#### [Work to be completed]
Copy all the entries below exactly, but not the pictures.

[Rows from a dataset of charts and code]

________________

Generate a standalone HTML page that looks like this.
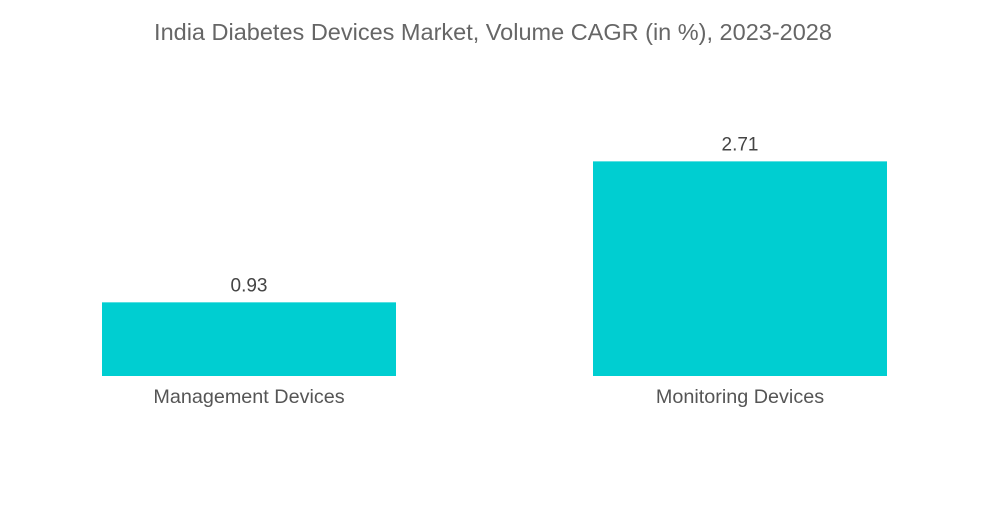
<!DOCTYPE html>
<html>
<head>
<meta charset="utf-8">
<style>
  html, body { margin: 0; padding: 0; background: #fff; }
  body { width: 1000px; height: 504px; overflow: hidden; font-family: "Liberation Sans", sans-serif; }
  svg text { font-family: "Liberation Sans", sans-serif; }
</style>
</head>
<body>
<svg id="chart" width="1000" height="504" viewBox="0 0 1000 504" xmlns="http://www.w3.org/2000/svg">
  <text x="493" y="40" text-anchor="middle" font-size="23.5" fill="#666">India Diabetes Devices Market, Volume CAGR (in %), 2023-2028</text>
  <g id="bars"></g>
</svg>
<script>
const categories = ["Management Devices", "Monitoring Devices"];
const values = [0.93, 2.71];
const valueLabels = ["0.93", "2.71"];

const baseline = 376;
const pxPerUnit = 79.2;
const barLeft = [102, 593];
const barWidth = 294;
function yScale(v) { return baseline - v * pxPerUnit; }

const svgNS = "http://www.w3.org/2000/svg";
const g = document.getElementById("bars");
categories.forEach((cat, i) => {
  const x = barLeft[i];
  const y = yScale(values[i]);
  const rect = document.createElementNS(svgNS, "rect");
  
  
  rect.setAttribute("x", x);
  rect.setAttribute("y", y);
  rect.setAttribute("width", barWidth);
  rect.setAttribute("height", baseline - y);
  rect.setAttribute("fill", "#00ced1");
  g.appendChild(rect);

  const vt = document.createElementNS(svgNS, "text");
  
  
  vt.setAttribute("x", x + barWidth / 2);
  vt.setAttribute("y", y - 11);
  vt.setAttribute("text-anchor", "middle");
  vt.setAttribute("font-size", "19");
  vt.setAttribute("fill", "#444");
  vt.textContent = valueLabels[i];
  g.appendChild(vt);

  const ct = document.createElementNS(svgNS, "text");
  
  
  ct.setAttribute("x", x + barWidth / 2);
  ct.setAttribute("y", 403);
  ct.setAttribute("text-anchor", "middle");
  ct.setAttribute("font-size", "19.8");
  ct.setAttribute("fill", "#555");
  ct.textContent = cat;
  g.appendChild(ct);
});
</script>
</body>
</html>
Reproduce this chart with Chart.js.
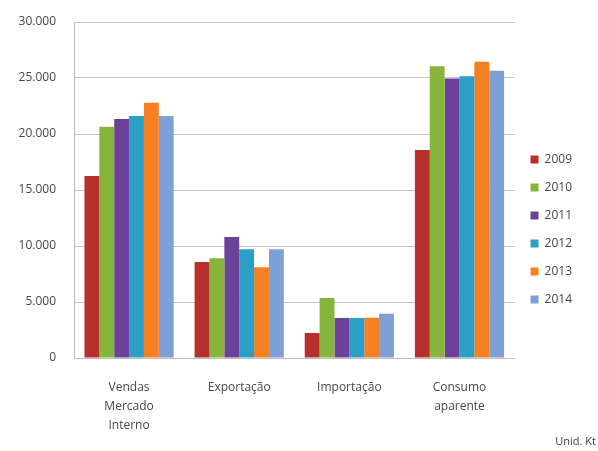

________________

#### [Exercise output]
Generate a standalone HTML page that looks like this.
<!DOCTYPE html>
<html>
<head>
<meta charset="utf-8">
<style>
  html, body { margin: 0; padding: 0; background: #fff; }
  body { width: 1000px; height: 504px; overflow: hidden; font-family: "Liberation Sans", sans-serif; }
  svg text { font-family: "Liberation Sans", sans-serif; }
</style>
</head>
<body>
<svg id="chart" width="1000" height="504" viewBox="0 0 1000 504" xmlns="http://www.w3.org/2000/svg">
  <text x="493" y="40" text-anchor="middle" font-size="23.5" fill="#666">India Diabetes Devices Market, Volume CAGR (in %), 2023-2028</text>
  <g id="bars"></g>
</svg>
<script>
const categories = ["Management Devices", "Monitoring Devices"];
const values = [0.93, 2.71];
const valueLabels = ["0.93", "2.71"];

const baseline = 376;
const pxPerUnit = 79.2;
const barLeft = [102, 593];
const barWidth = 294;
function yScale(v) { return baseline - v * pxPerUnit; }

const svgNS = "http://www.w3.org/2000/svg";
const g = document.getElementById("bars");
categories.forEach((cat, i) => {
  const x = barLeft[i];
  const y = yScale(values[i]);
  const rect = document.createElementNS(svgNS, "rect");
  
  
  rect.setAttribute("x", x);
  rect.setAttribute("y", y);
  rect.setAttribute("width", barWidth);
  rect.setAttribute("height", baseline - y);
  rect.setAttribute("fill", "#00ced1");
  g.appendChild(rect);

  const vt = document.createElementNS(svgNS, "text");
  
  
  vt.setAttribute("x", x + barWidth / 2);
  vt.setAttribute("y", y - 11);
  vt.setAttribute("text-anchor", "middle");
  vt.setAttribute("font-size", "19");
  vt.setAttribute("fill", "#444");
  vt.textContent = valueLabels[i];
  g.appendChild(vt);

  const ct = document.createElementNS(svgNS, "text");
  
  
  ct.setAttribute("x", x + barWidth / 2);
  ct.setAttribute("y", 403);
  ct.setAttribute("text-anchor", "middle");
  ct.setAttribute("font-size", "19.8");
  ct.setAttribute("fill", "#555");
  ct.textContent = cat;
  g.appendChild(ct);
});
</script>
</body>
</html>
Reproduce this chart with Chart.js.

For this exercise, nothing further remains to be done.